* [Do this]:
Only the lines from the start of the data below through the line that contains "(0,0) rectangle (621,414);" are to be copied, exactly and without pictures.

* [Material provided]:
──────────────────────────────

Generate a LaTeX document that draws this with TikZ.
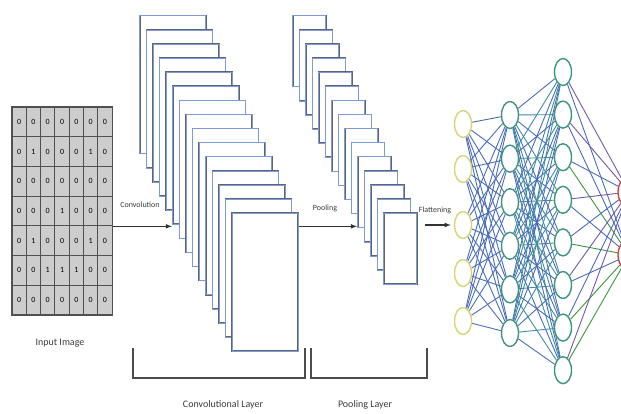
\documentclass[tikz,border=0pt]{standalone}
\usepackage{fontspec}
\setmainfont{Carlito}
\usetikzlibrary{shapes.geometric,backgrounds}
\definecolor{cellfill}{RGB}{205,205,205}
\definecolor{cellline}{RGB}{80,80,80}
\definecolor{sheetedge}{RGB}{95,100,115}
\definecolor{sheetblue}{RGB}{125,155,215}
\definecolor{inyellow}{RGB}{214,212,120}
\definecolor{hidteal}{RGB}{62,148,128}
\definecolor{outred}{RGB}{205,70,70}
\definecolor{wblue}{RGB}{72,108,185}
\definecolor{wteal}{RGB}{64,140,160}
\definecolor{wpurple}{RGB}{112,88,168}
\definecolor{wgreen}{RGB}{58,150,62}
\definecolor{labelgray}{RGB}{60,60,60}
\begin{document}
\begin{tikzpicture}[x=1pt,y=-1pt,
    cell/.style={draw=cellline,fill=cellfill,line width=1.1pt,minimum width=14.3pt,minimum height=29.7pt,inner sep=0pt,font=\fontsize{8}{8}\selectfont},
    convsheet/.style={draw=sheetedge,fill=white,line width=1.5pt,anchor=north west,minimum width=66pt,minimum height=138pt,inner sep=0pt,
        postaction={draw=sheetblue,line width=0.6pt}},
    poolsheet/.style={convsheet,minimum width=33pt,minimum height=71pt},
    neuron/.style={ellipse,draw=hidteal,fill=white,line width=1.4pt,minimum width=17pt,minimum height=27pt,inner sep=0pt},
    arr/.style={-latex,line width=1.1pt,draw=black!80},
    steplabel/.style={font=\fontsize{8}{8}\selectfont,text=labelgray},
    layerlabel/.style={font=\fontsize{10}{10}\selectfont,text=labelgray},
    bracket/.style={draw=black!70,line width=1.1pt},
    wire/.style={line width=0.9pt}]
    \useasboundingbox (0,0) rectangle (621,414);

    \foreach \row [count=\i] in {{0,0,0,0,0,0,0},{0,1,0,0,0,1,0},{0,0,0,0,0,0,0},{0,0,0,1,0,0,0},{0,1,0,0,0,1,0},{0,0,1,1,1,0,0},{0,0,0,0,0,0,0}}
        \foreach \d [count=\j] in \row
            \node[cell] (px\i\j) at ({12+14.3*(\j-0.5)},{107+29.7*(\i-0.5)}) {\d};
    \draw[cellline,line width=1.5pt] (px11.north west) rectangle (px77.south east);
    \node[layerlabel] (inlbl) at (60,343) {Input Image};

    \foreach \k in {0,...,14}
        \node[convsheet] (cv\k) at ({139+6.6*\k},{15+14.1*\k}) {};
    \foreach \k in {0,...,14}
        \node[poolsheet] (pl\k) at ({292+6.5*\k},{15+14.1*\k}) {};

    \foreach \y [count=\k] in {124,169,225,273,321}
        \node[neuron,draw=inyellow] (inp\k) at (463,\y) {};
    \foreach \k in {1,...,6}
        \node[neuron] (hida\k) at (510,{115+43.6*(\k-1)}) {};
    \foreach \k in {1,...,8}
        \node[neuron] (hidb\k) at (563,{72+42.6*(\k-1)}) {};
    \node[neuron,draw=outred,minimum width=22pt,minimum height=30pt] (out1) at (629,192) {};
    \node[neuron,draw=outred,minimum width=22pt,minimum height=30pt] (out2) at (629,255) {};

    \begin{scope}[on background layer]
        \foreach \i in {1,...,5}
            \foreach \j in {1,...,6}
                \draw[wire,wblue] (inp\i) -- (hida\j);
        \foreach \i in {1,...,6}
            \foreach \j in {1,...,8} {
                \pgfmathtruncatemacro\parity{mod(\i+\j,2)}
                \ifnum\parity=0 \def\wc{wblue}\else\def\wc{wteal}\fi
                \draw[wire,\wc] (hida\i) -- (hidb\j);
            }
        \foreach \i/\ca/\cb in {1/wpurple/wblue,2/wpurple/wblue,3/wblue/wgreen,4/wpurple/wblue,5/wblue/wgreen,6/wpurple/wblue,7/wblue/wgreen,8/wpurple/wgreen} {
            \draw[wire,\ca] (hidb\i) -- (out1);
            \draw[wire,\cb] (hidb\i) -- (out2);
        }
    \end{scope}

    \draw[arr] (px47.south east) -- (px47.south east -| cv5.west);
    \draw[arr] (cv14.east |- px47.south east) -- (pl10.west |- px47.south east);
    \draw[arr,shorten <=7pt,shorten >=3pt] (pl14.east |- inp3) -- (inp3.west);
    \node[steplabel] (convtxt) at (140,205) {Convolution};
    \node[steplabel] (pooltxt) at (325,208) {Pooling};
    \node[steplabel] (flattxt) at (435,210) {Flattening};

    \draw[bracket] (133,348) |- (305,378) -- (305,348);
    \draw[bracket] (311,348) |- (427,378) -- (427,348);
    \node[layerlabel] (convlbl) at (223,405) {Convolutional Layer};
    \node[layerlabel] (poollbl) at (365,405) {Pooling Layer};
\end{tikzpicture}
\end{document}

──────────────────────────────

* [Written reply]:
Generate a LaTeX document that draws this with TikZ.
\documentclass[tikz,border=0pt]{standalone}
\usepackage{fontspec}
\setmainfont{Carlito}
\usetikzlibrary{shapes.geometric,backgrounds}
\definecolor{cellfill}{RGB}{205,205,205}
\definecolor{cellline}{RGB}{80,80,80}
\definecolor{sheetedge}{RGB}{95,100,115}
\definecolor{sheetblue}{RGB}{125,155,215}
\definecolor{inyellow}{RGB}{214,212,120}
\definecolor{hidteal}{RGB}{62,148,128}
\definecolor{outred}{RGB}{205,70,70}
\definecolor{wblue}{RGB}{72,108,185}
\definecolor{wteal}{RGB}{64,140,160}
\definecolor{wpurple}{RGB}{112,88,168}
\definecolor{wgreen}{RGB}{58,150,62}
\definecolor{labelgray}{RGB}{60,60,60}
\begin{document}
\begin{tikzpicture}[x=1pt,y=-1pt,
    cell/.style={draw=cellline,fill=cellfill,line width=1.1pt,minimum width=14.3pt,minimum height=29.7pt,inner sep=0pt,font=\fontsize{8}{8}\selectfont},
    convsheet/.style={draw=sheetedge,fill=white,line width=1.5pt,anchor=north west,minimum width=66pt,minimum height=138pt,inner sep=0pt,
        postaction={draw=sheetblue,line width=0.6pt}},
    poolsheet/.style={convsheet,minimum width=33pt,minimum height=71pt},
    neuron/.style={ellipse,draw=hidteal,fill=white,line width=1.4pt,minimum width=17pt,minimum height=27pt,inner sep=0pt},
    arr/.style={-latex,line width=1.1pt,draw=black!80},
    steplabel/.style={font=\fontsize{8}{8}\selectfont,text=labelgray},
    layerlabel/.style={font=\fontsize{10}{10}\selectfont,text=labelgray},
    bracket/.style={draw=black!70,line width=1.1pt},
    wire/.style={line width=0.9pt}]
    \useasboundingbox (0,0) rectangle (621,414);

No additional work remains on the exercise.